The request
Can you write out all the lines word for word, with no pictures?

Data section
** Start **

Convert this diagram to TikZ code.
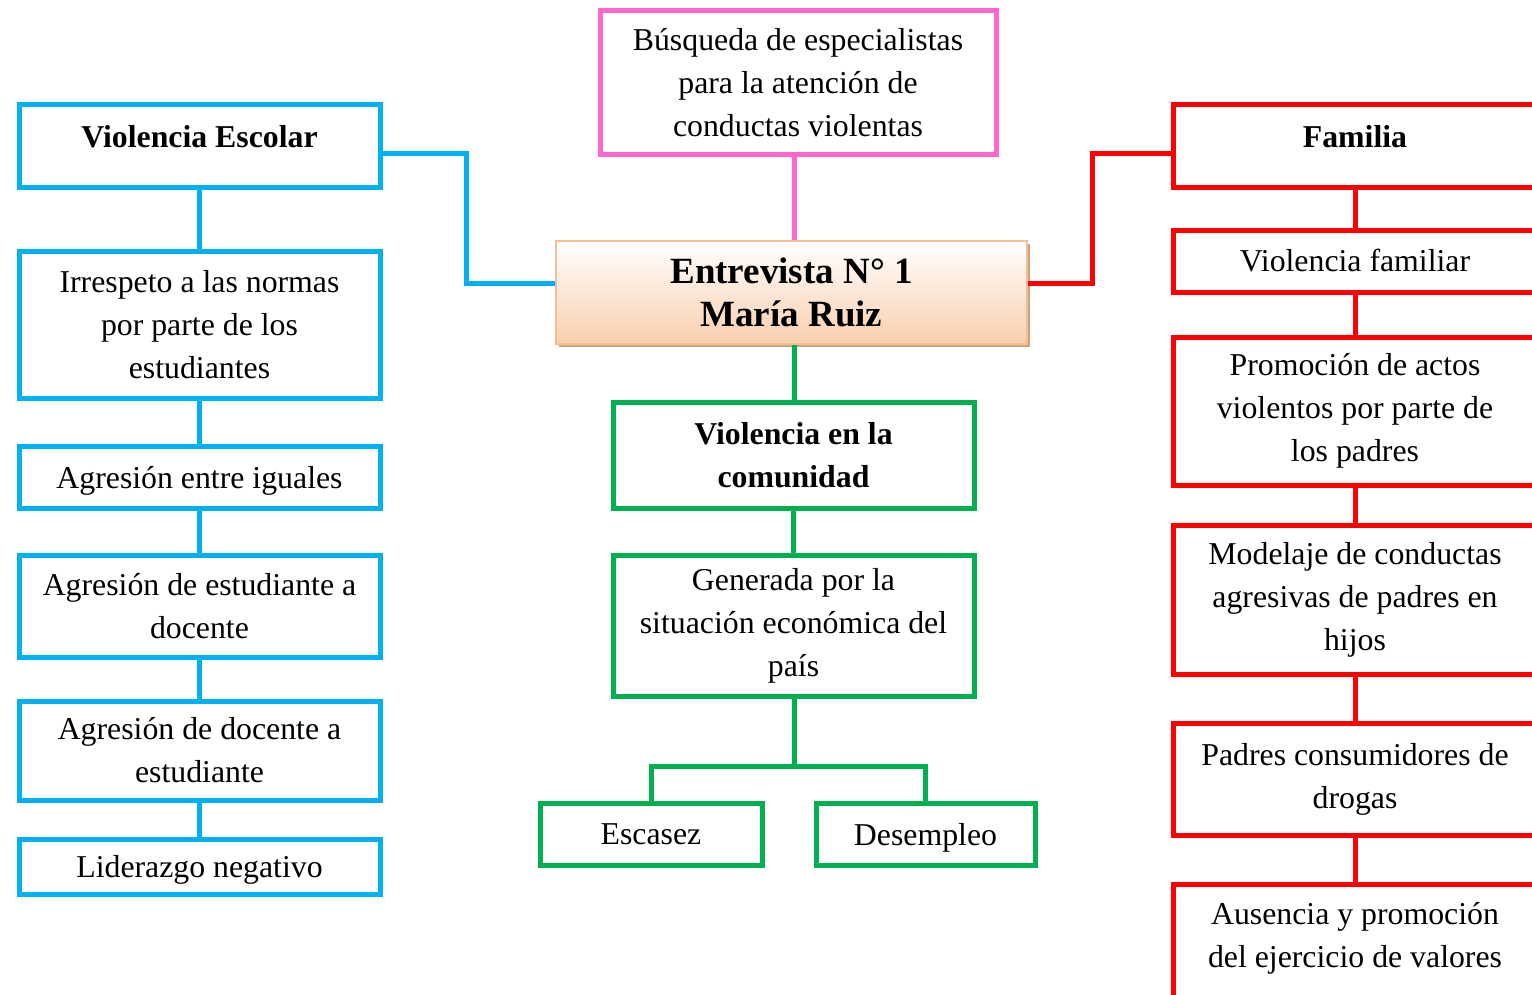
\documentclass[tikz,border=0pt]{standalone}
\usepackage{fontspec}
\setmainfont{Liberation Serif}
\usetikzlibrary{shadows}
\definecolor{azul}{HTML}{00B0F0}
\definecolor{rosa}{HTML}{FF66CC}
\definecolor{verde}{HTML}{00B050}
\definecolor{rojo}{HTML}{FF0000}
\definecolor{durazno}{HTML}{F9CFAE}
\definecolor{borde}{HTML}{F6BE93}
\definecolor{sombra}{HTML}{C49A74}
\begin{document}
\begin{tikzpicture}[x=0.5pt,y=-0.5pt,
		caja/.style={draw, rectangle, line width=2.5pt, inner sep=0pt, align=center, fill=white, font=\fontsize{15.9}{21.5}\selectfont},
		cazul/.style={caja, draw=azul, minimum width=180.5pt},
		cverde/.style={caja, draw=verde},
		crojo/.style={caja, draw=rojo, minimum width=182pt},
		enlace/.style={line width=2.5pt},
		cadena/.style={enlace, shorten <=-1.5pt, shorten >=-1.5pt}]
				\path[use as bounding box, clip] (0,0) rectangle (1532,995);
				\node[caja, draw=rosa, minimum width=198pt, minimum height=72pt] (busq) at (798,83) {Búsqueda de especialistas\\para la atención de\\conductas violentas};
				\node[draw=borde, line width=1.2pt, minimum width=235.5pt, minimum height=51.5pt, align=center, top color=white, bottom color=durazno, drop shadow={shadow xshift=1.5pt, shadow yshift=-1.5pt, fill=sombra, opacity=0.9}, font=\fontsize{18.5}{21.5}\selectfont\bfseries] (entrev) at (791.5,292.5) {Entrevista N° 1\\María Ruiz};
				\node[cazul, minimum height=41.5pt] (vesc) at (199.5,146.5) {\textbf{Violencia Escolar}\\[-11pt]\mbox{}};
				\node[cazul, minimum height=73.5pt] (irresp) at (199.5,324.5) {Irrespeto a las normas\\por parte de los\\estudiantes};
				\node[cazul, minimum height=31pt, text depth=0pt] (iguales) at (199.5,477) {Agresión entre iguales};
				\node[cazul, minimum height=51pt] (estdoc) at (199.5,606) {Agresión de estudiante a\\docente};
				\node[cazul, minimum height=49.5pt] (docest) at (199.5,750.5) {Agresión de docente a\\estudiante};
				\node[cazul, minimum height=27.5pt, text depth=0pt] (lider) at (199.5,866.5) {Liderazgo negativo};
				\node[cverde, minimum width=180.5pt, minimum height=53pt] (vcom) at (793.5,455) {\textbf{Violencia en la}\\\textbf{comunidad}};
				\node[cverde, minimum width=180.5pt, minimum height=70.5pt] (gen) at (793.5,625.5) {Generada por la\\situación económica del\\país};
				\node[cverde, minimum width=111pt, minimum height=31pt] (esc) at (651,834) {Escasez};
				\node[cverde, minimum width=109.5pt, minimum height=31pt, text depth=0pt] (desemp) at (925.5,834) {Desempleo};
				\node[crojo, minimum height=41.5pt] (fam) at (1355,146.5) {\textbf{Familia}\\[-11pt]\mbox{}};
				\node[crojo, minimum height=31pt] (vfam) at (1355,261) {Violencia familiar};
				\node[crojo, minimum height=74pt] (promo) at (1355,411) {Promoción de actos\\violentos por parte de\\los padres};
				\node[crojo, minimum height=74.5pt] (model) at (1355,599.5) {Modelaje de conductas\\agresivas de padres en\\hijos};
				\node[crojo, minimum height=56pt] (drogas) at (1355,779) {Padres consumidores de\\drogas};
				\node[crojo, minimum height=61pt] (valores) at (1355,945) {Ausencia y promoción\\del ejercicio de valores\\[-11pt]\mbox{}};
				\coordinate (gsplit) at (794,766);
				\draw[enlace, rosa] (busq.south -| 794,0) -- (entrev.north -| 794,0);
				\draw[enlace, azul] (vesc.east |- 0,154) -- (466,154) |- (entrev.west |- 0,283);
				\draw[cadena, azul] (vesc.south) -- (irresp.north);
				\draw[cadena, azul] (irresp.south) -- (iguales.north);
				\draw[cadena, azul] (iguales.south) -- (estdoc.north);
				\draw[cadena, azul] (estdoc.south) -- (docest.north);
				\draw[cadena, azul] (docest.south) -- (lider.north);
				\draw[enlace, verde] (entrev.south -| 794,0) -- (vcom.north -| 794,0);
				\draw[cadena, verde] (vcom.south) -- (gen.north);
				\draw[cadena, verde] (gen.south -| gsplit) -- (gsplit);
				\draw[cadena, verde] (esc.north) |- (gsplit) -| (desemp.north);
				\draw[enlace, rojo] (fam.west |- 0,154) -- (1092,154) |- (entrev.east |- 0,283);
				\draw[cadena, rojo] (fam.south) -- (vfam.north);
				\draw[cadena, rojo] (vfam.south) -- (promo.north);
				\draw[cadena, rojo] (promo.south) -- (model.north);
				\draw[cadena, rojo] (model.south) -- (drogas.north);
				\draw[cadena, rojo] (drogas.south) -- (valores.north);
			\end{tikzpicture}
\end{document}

** End **

The completed task
Convert this diagram to TikZ code.
\documentclass[tikz,border=0pt]{standalone}
\usepackage{fontspec}
\setmainfont{Liberation Serif}
\usetikzlibrary{shadows}
\definecolor{azul}{HTML}{00B0F0}
\definecolor{rosa}{HTML}{FF66CC}
\definecolor{verde}{HTML}{00B050}
\definecolor{rojo}{HTML}{FF0000}
\definecolor{durazno}{HTML}{F9CFAE}
\definecolor{borde}{HTML}{F6BE93}
\definecolor{sombra}{HTML}{C49A74}
\begin{document}
\begin{tikzpicture}[x=0.5pt,y=-0.5pt,
		caja/.style={draw, rectangle, line width=2.5pt, inner sep=0pt, align=center, fill=white, font=\fontsize{15.9}{21.5}\selectfont},
		cazul/.style={caja, draw=azul, minimum width=180.5pt},
		cverde/.style={caja, draw=verde},
		crojo/.style={caja, draw=rojo, minimum width=182pt},
		enlace/.style={line width=2.5pt},
		cadena/.style={enlace, shorten <=-1.5pt, shorten >=-1.5pt}]
				\path[use as bounding box, clip] (0,0) rectangle (1532,995);
				\node[caja, draw=rosa, minimum width=198pt, minimum height=72pt] (busq) at (798,83) {Búsqueda de especialistas\\para la atención de\\conductas violentas};
				\node[draw=borde, line width=1.2pt, minimum width=235.5pt, minimum height=51.5pt, align=center, top color=white, bottom color=durazno, drop shadow={shadow xshift=1.5pt, shadow yshift=-1.5pt, fill=sombra, opacity=0.9}, font=\fontsize{18.5}{21.5}\selectfont\bfseries] (entrev) at (791.5,292.5) {Entrevista N° 1\\María Ruiz};
				\node[cazul, minimum height=41.5pt] (vesc) at (199.5,146.5) {\textbf{Violencia Escolar}\\[-11pt]\mbox{}};
				\node[cazul, minimum height=73.5pt] (irresp) at (199.5,324.5) {Irrespeto a las normas\\por parte de los\\estudiantes};
				\node[cazul, minimum height=31pt, text depth=0pt] (iguales) at (199.5,477) {Agresión entre iguales};
				\node[cazul, minimum height=51pt] (estdoc) at (199.5,606) {Agresión de estudiante a\\docente};
				\node[cazul, minimum height=49.5pt] (docest) at (199.5,750.5) {Agresión de docente a\\estudiante};
				\node[cazul, minimum height=27.5pt, text depth=0pt] (lider) at (199.5,866.5) {Liderazgo negativo};
				\node[cverde, minimum width=180.5pt, minimum height=53pt] (vcom) at (793.5,455) {\textbf{Violencia en la}\\\textbf{comunidad}};
				\node[cverde, minimum width=180.5pt, minimum height=70.5pt] (gen) at (793.5,625.5) {Generada por la\\situación económica del\\país};
				\node[cverde, minimum width=111pt, minimum height=31pt] (esc) at (651,834) {Escasez};
				\node[cverde, minimum width=109.5pt, minimum height=31pt, text depth=0pt] (desemp) at (925.5,834) {Desempleo};
				\node[crojo, minimum height=41.5pt] (fam) at (1355,146.5) {\textbf{Familia}\\[-11pt]\mbox{}};
				\node[crojo, minimum height=31pt] (vfam) at (1355,261) {Violencia familiar};
				\node[crojo, minimum height=74pt] (promo) at (1355,411) {Promoción de actos\\violentos por parte de\\los padres};
				\node[crojo, minimum height=74.5pt] (model) at (1355,599.5) {Modelaje de conductas\\agresivas de padres en\\hijos};
				\node[crojo, minimum height=56pt] (drogas) at (1355,779) {Padres consumidores de\\drogas};
				\node[crojo, minimum height=61pt] (valores) at (1355,945) {Ausencia y promoción\\del ejercicio de valores\\[-11pt]\mbox{}};
				\coordinate (gsplit) at (794,766);
				\draw[enlace, rosa] (busq.south -| 794,0) -- (entrev.north -| 794,0);
				\draw[enlace, azul] (vesc.east |- 0,154) -- (466,154) |- (entrev.west |- 0,283);
				\draw[cadena, azul] (vesc.south) -- (irresp.north);
				\draw[cadena, azul] (irresp.south) -- (iguales.north);
				\draw[cadena, azul] (iguales.south) -- (estdoc.north);
				\draw[cadena, azul] (estdoc.south) -- (docest.north);
				\draw[cadena, azul] (docest.south) -- (lider.north);
				\draw[enlace, verde] (entrev.south -| 794,0) -- (vcom.north -| 794,0);
				\draw[cadena, verde] (vcom.south) -- (gen.north);
				\draw[cadena, verde] (gen.south -| gsplit) -- (gsplit);
				\draw[cadena, verde] (esc.north) |- (gsplit) -| (desemp.north);
				\draw[enlace, rojo] (fam.west |- 0,154) -- (1092,154) |- (entrev.east |- 0,283);
				\draw[cadena, rojo] (fam.south) -- (vfam.north);
				\draw[cadena, rojo] (vfam.south) -- (promo.north);
				\draw[cadena, rojo] (promo.south) -- (model.north);
				\draw[cadena, rojo] (model.south) -- (drogas.north);
				\draw[cadena, rojo] (drogas.south) -- (valores.north);
			\end{tikzpicture}
\end{document}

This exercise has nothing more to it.